Aliza Edelman, Ph.D., is a curator and art historian focusing on the transnational narratives of postwar and contemporary artists in the Americas. In 2014 and 2017, she organized surveys on the Brazilian Concrete painter, Judith Lauand. Current scholarly writings are included in Women of Abstract Expressionism (Yale Univ. Press and Denver Art Museum) and American Women Artists, 1935-1970 — Gender, Culture, and Politics (Routledge), both 2016.
[1] See Oswald de Andrade, “Manifesto Antropofágico,” Revista de Antropofagia 1 (May 1928).
[2] Bruno Miguel, correspondence with the author, 14 September 2017.
[3] See Monica Espinel, “Todos à Mesa,” in Bruno Miguel: Todos À Mesa, exh. cat. (São Paulo: Galeria Emma Thomas, 2014), n.p.
[4] Miguel, correspondence with the author, 14 September 2017.
[5] On nostalgia, see Svetlana Boym, The Future of Nostalgia (New York: Basic Books, 2001).
[6] In the 1960s, the French structural anthropologist Claude Lévi-Strauss proposed the controversial concept of bricolage in The Savage Mind (Chicago: The Univ. of Chicago Press, 1966), 35-36.
About Bruno Miguel
Bruno Miguel (b. 1981) lives and works in Rio de Janeiro, Brazil. An inveterate collector of quotidian objects, Miguel’s practice explores the fluid relationships and personal stories embedded in familiar household items and consumer products to reframe the international dimensions of Pop Art and the avant-garde in Brazil. Miguel’s paintings and installations---which frequently manipulate traditional Carnival techniques in polyurethane foam, resin, and papier mache—convey the layered histories of Rio de Janeiro's landscape from a critical periphery.
He has had individual institutional exhibitions at Largo das Artes (2010), Museum Paço Imperial, Rio de Janeiro (2016), Centro Cultural da Caixa Econômica Federal, and Centro Cultural São Paulo (2016). His work was included in multiple editions of the Biennial of La Paz, Bolivia. In 2007, Miguel received an honorary mention at the V International Biennial of Art SIART in La Paz, Bolivia, followed by a fellowship from the Furnas Social-cultural for Artistic Talents. His work was included in group exhibitions at the Cultural Center Bank of Brazil in Rio de Janeiro and São Paulo (2008 and 2009); Museum of Contemporary Art, Santiago, Chile (2010); Caixa Cultural, Rio de Janeiro (2011); Museum of Modern Art, Rio de Janeiro (MAM-RJ, 2012); Hélio Oiticica Art Center, Rio de Janeiro (2012); Museum of the Republic, Rio de Janeiro (2013); and Museum of Art, Rio de Janeiro (MAR-RJ, 2014).

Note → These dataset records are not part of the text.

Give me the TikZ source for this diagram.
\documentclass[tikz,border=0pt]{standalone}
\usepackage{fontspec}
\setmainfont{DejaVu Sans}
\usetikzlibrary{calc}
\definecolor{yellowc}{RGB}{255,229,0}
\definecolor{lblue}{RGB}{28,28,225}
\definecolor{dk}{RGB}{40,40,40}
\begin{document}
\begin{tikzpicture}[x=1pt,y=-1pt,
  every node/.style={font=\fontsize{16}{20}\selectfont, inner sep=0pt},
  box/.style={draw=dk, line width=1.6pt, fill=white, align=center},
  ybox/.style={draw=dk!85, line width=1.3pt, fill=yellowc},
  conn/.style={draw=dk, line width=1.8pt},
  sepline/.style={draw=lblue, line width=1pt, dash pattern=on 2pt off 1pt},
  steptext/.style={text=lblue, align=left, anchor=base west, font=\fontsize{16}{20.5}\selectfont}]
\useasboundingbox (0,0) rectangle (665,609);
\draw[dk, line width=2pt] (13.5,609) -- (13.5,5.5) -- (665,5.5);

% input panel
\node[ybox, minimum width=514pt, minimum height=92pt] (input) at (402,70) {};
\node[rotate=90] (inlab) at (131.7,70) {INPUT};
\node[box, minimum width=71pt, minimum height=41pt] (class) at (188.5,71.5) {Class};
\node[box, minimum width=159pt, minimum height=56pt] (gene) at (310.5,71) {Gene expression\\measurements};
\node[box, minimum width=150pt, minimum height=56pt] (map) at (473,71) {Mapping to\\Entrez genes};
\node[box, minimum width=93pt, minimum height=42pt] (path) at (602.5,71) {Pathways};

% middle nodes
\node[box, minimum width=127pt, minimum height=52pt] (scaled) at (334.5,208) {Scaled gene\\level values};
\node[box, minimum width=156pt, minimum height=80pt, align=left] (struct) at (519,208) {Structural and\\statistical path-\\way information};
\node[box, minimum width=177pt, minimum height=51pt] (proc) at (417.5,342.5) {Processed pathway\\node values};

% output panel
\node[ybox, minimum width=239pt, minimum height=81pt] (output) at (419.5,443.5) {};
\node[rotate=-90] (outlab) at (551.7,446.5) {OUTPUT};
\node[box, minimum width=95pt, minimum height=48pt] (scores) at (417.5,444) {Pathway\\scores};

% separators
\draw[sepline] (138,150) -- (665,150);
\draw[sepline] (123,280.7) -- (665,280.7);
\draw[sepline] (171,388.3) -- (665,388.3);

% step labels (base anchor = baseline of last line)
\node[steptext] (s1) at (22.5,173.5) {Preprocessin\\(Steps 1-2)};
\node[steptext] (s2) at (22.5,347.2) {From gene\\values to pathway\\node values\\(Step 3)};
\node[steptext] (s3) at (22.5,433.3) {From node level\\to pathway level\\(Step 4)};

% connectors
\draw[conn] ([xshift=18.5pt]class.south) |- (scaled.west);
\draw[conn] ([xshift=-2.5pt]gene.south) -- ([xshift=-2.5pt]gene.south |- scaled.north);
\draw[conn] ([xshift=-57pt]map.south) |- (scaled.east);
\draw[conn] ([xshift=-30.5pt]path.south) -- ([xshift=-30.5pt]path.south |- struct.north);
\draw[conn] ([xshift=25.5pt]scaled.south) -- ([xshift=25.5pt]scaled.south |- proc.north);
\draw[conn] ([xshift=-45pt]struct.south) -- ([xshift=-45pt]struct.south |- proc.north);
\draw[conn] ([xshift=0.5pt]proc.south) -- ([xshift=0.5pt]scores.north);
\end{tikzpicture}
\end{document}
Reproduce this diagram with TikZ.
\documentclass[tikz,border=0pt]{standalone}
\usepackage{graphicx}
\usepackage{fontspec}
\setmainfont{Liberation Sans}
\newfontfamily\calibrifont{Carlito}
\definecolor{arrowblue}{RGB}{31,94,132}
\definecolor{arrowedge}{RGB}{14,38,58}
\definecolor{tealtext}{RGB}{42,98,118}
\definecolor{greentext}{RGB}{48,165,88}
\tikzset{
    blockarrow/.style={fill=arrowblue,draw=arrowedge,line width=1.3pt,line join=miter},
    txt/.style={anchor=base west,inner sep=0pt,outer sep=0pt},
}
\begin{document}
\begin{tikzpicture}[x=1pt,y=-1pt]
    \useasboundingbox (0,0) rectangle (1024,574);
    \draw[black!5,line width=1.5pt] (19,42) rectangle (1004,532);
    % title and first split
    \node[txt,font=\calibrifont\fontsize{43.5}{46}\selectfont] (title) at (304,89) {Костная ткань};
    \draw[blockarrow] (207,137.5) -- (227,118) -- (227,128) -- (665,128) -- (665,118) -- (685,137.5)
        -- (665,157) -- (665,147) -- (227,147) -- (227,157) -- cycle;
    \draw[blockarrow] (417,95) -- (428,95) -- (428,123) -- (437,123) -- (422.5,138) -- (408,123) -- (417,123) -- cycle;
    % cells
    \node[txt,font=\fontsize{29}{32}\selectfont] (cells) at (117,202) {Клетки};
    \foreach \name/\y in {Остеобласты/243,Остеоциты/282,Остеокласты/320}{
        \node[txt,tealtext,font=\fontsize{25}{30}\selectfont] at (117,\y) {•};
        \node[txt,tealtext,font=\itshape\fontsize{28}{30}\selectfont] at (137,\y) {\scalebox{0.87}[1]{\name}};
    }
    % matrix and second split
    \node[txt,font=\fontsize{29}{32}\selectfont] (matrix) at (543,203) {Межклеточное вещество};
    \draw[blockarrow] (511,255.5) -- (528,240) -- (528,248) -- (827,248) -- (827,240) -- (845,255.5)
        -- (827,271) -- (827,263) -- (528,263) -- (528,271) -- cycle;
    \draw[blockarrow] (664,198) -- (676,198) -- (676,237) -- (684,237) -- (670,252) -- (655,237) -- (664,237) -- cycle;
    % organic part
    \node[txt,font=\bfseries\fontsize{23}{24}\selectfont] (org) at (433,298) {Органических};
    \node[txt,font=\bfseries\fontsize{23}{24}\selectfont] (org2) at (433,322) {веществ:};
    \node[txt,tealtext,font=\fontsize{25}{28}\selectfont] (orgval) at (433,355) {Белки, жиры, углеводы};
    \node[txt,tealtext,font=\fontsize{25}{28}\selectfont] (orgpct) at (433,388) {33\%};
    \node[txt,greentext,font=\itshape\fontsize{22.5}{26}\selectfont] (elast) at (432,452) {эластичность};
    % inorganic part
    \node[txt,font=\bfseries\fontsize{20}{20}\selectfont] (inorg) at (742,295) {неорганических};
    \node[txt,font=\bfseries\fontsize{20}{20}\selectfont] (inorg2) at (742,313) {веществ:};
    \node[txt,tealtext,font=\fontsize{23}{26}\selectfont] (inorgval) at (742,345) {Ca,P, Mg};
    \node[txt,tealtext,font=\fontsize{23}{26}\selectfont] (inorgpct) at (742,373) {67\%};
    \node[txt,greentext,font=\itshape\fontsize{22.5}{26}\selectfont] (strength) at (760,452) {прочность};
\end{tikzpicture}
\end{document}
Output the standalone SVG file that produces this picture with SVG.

In 2009, Miguel graduated in Fine Arts and Painting from the the School of Visual Arts, Federal University of Rio de Janeiro. Currently, he teaches art and art theory at Federal University of Rio de Janeiro and at the School of Visual Arts, Parque Lage. He also curates Mais Pintura, a project and publication series dedicated to the emerging generation of Brazilian painters.